= Source excerpt =
--- --- ---

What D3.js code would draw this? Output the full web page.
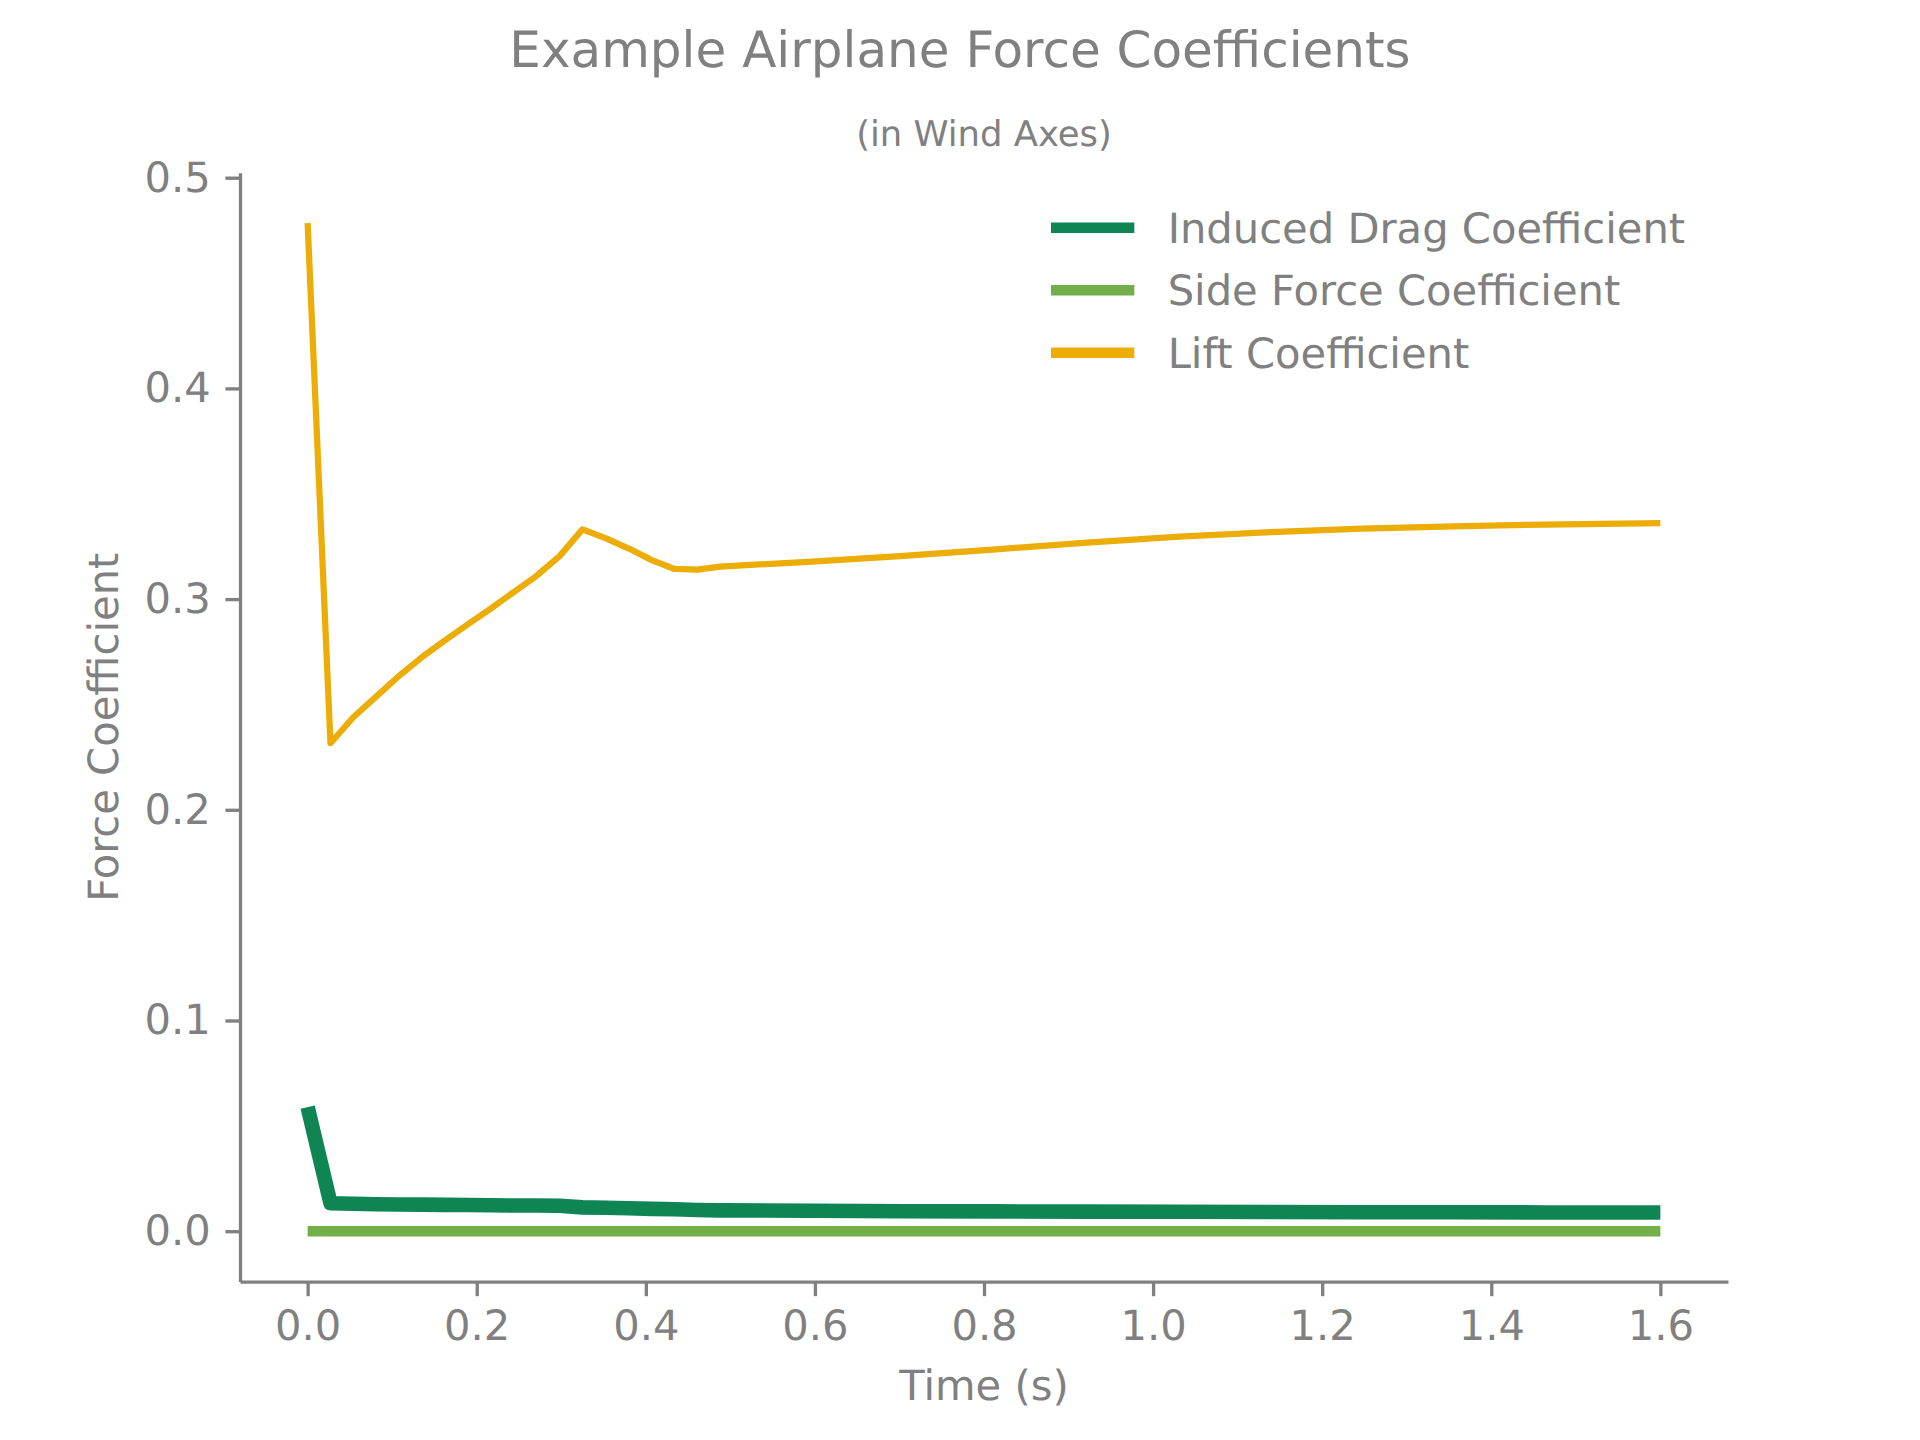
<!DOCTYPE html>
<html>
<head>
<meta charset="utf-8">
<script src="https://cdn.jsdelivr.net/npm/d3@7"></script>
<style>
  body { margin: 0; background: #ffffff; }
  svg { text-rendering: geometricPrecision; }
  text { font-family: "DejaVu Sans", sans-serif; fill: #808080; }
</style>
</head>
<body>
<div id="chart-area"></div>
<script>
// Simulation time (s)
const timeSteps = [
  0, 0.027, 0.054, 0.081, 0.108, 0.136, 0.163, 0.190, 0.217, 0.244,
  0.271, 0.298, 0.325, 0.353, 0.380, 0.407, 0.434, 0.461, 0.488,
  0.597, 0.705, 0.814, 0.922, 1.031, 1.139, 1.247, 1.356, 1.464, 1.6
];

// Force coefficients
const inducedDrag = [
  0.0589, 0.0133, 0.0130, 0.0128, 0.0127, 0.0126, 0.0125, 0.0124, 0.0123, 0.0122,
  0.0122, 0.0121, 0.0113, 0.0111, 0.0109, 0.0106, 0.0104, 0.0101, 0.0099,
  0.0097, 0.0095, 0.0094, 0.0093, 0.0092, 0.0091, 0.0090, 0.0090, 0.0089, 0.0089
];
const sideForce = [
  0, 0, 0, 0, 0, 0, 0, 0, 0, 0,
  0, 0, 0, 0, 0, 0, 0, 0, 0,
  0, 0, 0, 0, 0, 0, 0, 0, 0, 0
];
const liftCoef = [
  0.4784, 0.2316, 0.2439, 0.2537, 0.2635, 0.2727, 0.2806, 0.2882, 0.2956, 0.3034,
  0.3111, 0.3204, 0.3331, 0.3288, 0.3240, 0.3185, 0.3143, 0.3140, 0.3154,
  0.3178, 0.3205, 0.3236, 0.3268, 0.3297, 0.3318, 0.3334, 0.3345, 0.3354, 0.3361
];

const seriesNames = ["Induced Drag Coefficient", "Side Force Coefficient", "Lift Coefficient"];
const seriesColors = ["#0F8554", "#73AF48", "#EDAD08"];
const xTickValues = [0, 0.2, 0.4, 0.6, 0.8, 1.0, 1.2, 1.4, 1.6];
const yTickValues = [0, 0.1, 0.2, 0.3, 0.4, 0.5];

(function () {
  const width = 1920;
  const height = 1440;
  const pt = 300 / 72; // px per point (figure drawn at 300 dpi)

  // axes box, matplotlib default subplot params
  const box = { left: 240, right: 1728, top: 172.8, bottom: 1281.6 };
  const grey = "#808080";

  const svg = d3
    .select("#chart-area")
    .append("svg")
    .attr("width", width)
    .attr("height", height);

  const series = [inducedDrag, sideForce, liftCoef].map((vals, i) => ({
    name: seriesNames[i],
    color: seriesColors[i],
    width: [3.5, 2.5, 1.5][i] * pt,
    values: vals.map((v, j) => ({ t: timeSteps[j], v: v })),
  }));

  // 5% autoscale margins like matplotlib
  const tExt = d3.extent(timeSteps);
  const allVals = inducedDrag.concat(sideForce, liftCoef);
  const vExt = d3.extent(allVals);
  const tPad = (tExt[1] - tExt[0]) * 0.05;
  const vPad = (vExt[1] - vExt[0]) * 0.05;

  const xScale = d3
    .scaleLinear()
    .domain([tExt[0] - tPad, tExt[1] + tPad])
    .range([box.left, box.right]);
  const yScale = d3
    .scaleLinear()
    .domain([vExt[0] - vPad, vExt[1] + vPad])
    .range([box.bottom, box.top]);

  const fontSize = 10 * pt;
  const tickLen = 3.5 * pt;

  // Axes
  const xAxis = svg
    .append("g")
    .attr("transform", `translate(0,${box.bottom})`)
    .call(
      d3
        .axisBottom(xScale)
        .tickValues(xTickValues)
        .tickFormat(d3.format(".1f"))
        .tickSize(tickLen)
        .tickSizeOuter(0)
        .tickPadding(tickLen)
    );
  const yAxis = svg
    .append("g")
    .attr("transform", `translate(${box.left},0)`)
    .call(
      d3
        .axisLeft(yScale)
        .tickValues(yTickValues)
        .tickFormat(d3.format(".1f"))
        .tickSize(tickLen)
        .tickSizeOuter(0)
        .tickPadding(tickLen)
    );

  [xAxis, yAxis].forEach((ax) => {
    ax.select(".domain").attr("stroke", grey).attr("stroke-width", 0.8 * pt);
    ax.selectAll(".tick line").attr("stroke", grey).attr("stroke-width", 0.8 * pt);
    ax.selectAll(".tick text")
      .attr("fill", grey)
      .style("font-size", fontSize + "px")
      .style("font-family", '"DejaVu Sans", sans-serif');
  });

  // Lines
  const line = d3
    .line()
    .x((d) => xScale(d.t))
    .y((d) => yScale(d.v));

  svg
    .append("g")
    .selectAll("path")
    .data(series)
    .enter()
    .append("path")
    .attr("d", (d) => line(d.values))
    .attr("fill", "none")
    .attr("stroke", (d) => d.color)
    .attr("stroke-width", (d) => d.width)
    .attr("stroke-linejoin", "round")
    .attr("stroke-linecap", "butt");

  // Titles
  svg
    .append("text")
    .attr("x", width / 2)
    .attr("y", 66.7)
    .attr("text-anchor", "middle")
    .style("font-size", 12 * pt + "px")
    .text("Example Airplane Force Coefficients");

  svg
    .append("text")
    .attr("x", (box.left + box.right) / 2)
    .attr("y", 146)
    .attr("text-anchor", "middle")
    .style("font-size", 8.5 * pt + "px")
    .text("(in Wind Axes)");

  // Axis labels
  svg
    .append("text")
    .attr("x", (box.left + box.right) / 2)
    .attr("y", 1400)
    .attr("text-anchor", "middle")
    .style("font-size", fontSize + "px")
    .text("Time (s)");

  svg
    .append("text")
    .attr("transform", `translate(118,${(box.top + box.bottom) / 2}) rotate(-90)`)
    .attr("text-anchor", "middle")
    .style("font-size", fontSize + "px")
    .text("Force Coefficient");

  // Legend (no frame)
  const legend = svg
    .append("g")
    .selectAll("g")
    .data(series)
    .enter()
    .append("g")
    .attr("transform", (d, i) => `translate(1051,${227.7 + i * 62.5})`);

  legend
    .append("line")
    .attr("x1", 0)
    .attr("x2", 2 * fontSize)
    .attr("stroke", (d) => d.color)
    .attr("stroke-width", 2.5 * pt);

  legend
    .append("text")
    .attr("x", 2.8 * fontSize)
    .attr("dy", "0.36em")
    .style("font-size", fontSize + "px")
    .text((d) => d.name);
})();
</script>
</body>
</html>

--- --- ---

= Task details =
Quote all the lines above exactly as given. Do not include the pictures.

= Written solution =
What D3.js code would draw this? Output the full web page.
<!DOCTYPE html>
<html>
<head>
<meta charset="utf-8">
<script src="https://cdn.jsdelivr.net/npm/d3@7"></script>
<style>
  body { margin: 0; background: #ffffff; }
  svg { text-rendering: geometricPrecision; }
  text { font-family: "DejaVu Sans", sans-serif; fill: #808080; }
</style>
</head>
<body>
<div id="chart-area"></div>
<script>
// Simulation time (s)
const timeSteps = [
  0, 0.027, 0.054, 0.081, 0.108, 0.136, 0.163, 0.190, 0.217, 0.244,
  0.271, 0.298, 0.325, 0.353, 0.380, 0.407, 0.434, 0.461, 0.488,
  0.597, 0.705, 0.814, 0.922, 1.031, 1.139, 1.247, 1.356, 1.464, 1.6
];

// Force coefficients
const inducedDrag = [
  0.0589, 0.0133, 0.0130, 0.0128, 0.0127, 0.0126, 0.0125, 0.0124, 0.0123, 0.0122,
  0.0122, 0.0121, 0.0113, 0.0111, 0.0109, 0.0106, 0.0104, 0.0101, 0.0099,
  0.0097, 0.0095, 0.0094, 0.0093, 0.0092, 0.0091, 0.0090, 0.0090, 0.0089, 0.0089
];
const sideForce = [
  0, 0, 0, 0, 0, 0, 0, 0, 0, 0,
  0, 0, 0, 0, 0, 0, 0, 0, 0,
  0, 0, 0, 0, 0, 0, 0, 0, 0, 0
];
const liftCoef = [
  0.4784, 0.2316, 0.2439, 0.2537, 0.2635, 0.2727, 0.2806, 0.2882, 0.2956, 0.3034,
  0.3111, 0.3204, 0.3331, 0.3288, 0.3240, 0.3185, 0.3143, 0.3140, 0.3154,
  0.3178, 0.3205, 0.3236, 0.3268, 0.3297, 0.3318, 0.3334, 0.3345, 0.3354, 0.3361
];

const seriesNames = ["Induced Drag Coefficient", "Side Force Coefficient", "Lift Coefficient"];
const seriesColors = ["#0F8554", "#73AF48", "#EDAD08"];
const xTickValues = [0, 0.2, 0.4, 0.6, 0.8, 1.0, 1.2, 1.4, 1.6];
const yTickValues = [0, 0.1, 0.2, 0.3, 0.4, 0.5];

(function () {
  const width = 1920;
  const height = 1440;
  const pt = 300 / 72; // px per point (figure drawn at 300 dpi)

  // axes box, matplotlib default subplot params
  const box = { left: 240, right: 1728, top: 172.8, bottom: 1281.6 };
  const grey = "#808080";

  const svg = d3
    .select("#chart-area")
    .append("svg")
    .attr("width", width)
    .attr("height", height);

  const series = [inducedDrag, sideForce, liftCoef].map((vals, i) => ({
    name: seriesNames[i],
    color: seriesColors[i],
    width: [3.5, 2.5, 1.5][i] * pt,
    values: vals.map((v, j) => ({ t: timeSteps[j], v: v })),
  }));

  // 5% autoscale margins like matplotlib
  const tExt = d3.extent(timeSteps);
  const allVals = inducedDrag.concat(sideForce, liftCoef);
  const vExt = d3.extent(allVals);
  const tPad = (tExt[1] - tExt[0]) * 0.05;
  const vPad = (vExt[1] - vExt[0]) * 0.05;

  const xScale = d3
    .scaleLinear()
    .domain([tExt[0] - tPad, tExt[1] + tPad])
    .range([box.left, box.right]);
  const yScale = d3
    .scaleLinear()
    .domain([vExt[0] - vPad, vExt[1] + vPad])
    .range([box.bottom, box.top]);

  const fontSize = 10 * pt;
  const tickLen = 3.5 * pt;

  // Axes
  const xAxis = svg
    .append("g")
    .attr("transform", `translate(0,${box.bottom})`)
    .call(
      d3
        .axisBottom(xScale)
        .tickValues(xTickValues)
        .tickFormat(d3.format(".1f"))
        .tickSize(tickLen)
        .tickSizeOuter(0)
        .tickPadding(tickLen)
    );
  const yAxis = svg
    .append("g")
    .attr("transform", `translate(${box.left},0)`)
    .call(
      d3
        .axisLeft(yScale)
        .tickValues(yTickValues)
        .tickFormat(d3.format(".1f"))
        .tickSize(tickLen)
        .tickSizeOuter(0)
        .tickPadding(tickLen)
    );

  [xAxis, yAxis].forEach((ax) => {
    ax.select(".domain").attr("stroke", grey).attr("stroke-width", 0.8 * pt);
    ax.selectAll(".tick line").attr("stroke", grey).attr("stroke-width", 0.8 * pt);
    ax.selectAll(".tick text")
      .attr("fill", grey)
      .style("font-size", fontSize + "px")
      .style("font-family", '"DejaVu Sans", sans-serif');
  });

  // Lines
  const line = d3
    .line()
    .x((d) => xScale(d.t))
    .y((d) => yScale(d.v));

  svg
    .append("g")
    .selectAll("path")
    .data(series)
    .enter()
    .append("path")
    .attr("d", (d) => line(d.values))
    .attr("fill", "none")
    .attr("stroke", (d) => d.color)
    .attr("stroke-width", (d) => d.width)
    .attr("stroke-linejoin", "round")
    .attr("stroke-linecap", "butt");

  // Titles
  svg
    .append("text")
    .attr("x", width / 2)
    .attr("y", 66.7)
    .attr("text-anchor", "middle")
    .style("font-size", 12 * pt + "px")
    .text("Example Airplane Force Coefficients");

  svg
    .append("text")
    .attr("x", (box.left + box.right) / 2)
    .attr("y", 146)
    .attr("text-anchor", "middle")
    .style("font-size", 8.5 * pt + "px")
    .text("(in Wind Axes)");

  // Axis labels
  svg
    .append("text")
    .attr("x", (box.left + box.right) / 2)
    .attr("y", 1400)
    .attr("text-anchor", "middle")
    .style("font-size", fontSize + "px")
    .text("Time (s)");

  svg
    .append("text")
    .attr("transform", `translate(118,${(box.top + box.bottom) / 2}) rotate(-90)`)
    .attr("text-anchor", "middle")
    .style("font-size", fontSize + "px")
    .text("Force Coefficient");

  // Legend (no frame)
  const legend = svg
    .append("g")
    .selectAll("g")
    .data(series)
    .enter()
    .append("g")
    .attr("transform", (d, i) => `translate(1051,${227.7 + i * 62.5})`);

  legend
    .append("line")
    .attr("x1", 0)
    .attr("x2", 2 * fontSize)
    .attr("stroke", (d) => d.color)
    .attr("stroke-width", 2.5 * pt);

  legend
    .append("text")
    .attr("x", 2.8 * fontSize)
    .attr("dy", "0.36em")
    .style("font-size", fontSize + "px")
    .text((d) => d.name);
})();
</script>
</body>
</html>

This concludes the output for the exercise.